Now in AWANA, we'd periodically have speakers and such at the end. One that stands out in my memory was a woman who showed us an overhead of a Tyrannosaurus rex and talked about how dinosaurs lived in the Garden of Eden. When question time came, I raised my hand and asked, "But... can't scientific things like evolution be God's actions on Earth?" I don't recall the exact response, but it was in the negative. Uncomfortable, I kept quiet for the rest of the session. I didn't go back the next year, my main excuse being that I missed the signup date. But really, I found having to choose between science and religion disconcerting.

I do believe in God, admitting that no one is free from sin and believing that Jesus' sacrifice washed us clean. (I could toss 'confess' in, but that'd be trite). But at the same time, I see life mechanisms such as heredity, evolution, etc. as His methods- programs on the Holy Computer, if you will. I'll save my evolution soapbox for another post, but needless to say there's overwhelming evidence that this is how we reached such incredible diversity of life today.

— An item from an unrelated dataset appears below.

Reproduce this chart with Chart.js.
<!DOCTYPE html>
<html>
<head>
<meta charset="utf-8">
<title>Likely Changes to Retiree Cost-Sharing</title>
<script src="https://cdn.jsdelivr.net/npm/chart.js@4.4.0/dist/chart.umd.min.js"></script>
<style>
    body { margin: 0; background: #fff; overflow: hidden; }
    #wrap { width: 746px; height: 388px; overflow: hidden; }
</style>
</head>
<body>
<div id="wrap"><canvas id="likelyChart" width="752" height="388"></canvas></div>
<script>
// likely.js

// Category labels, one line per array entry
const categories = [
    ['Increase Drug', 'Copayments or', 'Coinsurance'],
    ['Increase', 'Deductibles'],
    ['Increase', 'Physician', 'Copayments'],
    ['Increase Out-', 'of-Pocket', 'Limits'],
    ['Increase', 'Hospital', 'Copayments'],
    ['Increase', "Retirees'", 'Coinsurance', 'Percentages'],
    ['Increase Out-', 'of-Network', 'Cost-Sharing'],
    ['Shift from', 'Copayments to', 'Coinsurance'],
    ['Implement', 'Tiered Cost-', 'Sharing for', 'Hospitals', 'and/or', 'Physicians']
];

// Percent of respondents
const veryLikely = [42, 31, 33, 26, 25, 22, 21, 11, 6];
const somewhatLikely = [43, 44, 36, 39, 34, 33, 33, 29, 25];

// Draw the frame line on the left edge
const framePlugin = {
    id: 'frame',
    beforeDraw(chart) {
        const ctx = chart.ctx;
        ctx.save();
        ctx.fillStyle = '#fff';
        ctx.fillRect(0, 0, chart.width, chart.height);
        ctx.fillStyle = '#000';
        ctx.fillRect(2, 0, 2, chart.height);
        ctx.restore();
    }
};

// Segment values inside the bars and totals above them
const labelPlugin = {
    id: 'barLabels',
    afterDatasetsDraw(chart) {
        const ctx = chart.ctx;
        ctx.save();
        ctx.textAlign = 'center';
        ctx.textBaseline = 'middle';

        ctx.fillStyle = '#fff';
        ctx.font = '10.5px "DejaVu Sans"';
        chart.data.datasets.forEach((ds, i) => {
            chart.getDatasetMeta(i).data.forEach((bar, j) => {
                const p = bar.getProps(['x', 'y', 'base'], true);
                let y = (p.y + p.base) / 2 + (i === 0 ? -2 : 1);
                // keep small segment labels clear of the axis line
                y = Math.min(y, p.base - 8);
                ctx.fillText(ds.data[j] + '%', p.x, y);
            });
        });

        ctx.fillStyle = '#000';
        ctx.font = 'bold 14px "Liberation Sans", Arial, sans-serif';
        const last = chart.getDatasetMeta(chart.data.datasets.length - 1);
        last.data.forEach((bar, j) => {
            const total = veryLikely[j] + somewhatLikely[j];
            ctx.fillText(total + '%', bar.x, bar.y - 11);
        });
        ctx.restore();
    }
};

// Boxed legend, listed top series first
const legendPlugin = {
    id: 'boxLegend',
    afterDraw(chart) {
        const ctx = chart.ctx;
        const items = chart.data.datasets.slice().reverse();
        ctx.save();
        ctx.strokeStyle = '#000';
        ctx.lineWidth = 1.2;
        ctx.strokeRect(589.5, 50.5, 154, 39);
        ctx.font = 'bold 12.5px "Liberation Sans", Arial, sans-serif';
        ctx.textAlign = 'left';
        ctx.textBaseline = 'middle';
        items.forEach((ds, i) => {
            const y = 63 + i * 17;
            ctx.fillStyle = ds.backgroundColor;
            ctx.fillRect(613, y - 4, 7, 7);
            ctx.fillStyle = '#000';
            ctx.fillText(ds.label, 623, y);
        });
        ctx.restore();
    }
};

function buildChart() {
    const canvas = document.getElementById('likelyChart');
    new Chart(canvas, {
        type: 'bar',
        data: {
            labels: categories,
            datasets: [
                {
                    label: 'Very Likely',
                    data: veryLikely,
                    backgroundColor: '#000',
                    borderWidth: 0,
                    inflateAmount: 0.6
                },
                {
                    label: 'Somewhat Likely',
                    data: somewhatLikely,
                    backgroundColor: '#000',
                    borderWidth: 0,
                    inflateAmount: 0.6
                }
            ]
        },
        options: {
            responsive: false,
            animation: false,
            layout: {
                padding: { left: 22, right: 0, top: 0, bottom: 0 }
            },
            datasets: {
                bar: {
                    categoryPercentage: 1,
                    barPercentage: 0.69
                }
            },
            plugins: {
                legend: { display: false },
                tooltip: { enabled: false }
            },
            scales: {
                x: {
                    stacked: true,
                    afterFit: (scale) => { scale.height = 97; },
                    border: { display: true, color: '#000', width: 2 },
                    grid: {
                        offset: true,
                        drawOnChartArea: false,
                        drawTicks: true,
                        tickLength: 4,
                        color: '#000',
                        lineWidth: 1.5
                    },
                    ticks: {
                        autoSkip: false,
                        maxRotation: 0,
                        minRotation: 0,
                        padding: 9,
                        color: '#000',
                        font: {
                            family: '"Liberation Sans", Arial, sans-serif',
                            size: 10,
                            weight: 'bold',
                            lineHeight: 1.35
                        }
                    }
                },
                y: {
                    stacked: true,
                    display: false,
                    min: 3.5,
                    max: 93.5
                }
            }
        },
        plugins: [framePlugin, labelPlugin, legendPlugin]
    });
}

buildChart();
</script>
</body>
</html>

I guess I fall into the category of theistic evolution. There's no "Church of Darwin" or whatever; it really irks me when in internet arguments people use the word "Darwinist". Hell, if you're going to describe me like that, call me a Wallacist. Or make the assumption that science and religion are incompatible (unless from a literal standpoint). Religion and science are two different windows on the same world.

So that's me. I don't have a 'home' church (if anything it'd be Southern Baptist, but I'm not sure if I can go back...), nor do I feel like going atheist (although I feel a bit heathenish with a lack of any major religious background). Mom said not long ago that she feels her biggest failure is not taking Alex and me to church on a regular basis. I think we turned out as ok people, but occasionally I feel like a religious hobo.

Meh. That's enough Teal Deer bellybutton inspecting. Do kick me in the virtual shins if you deem it necessary.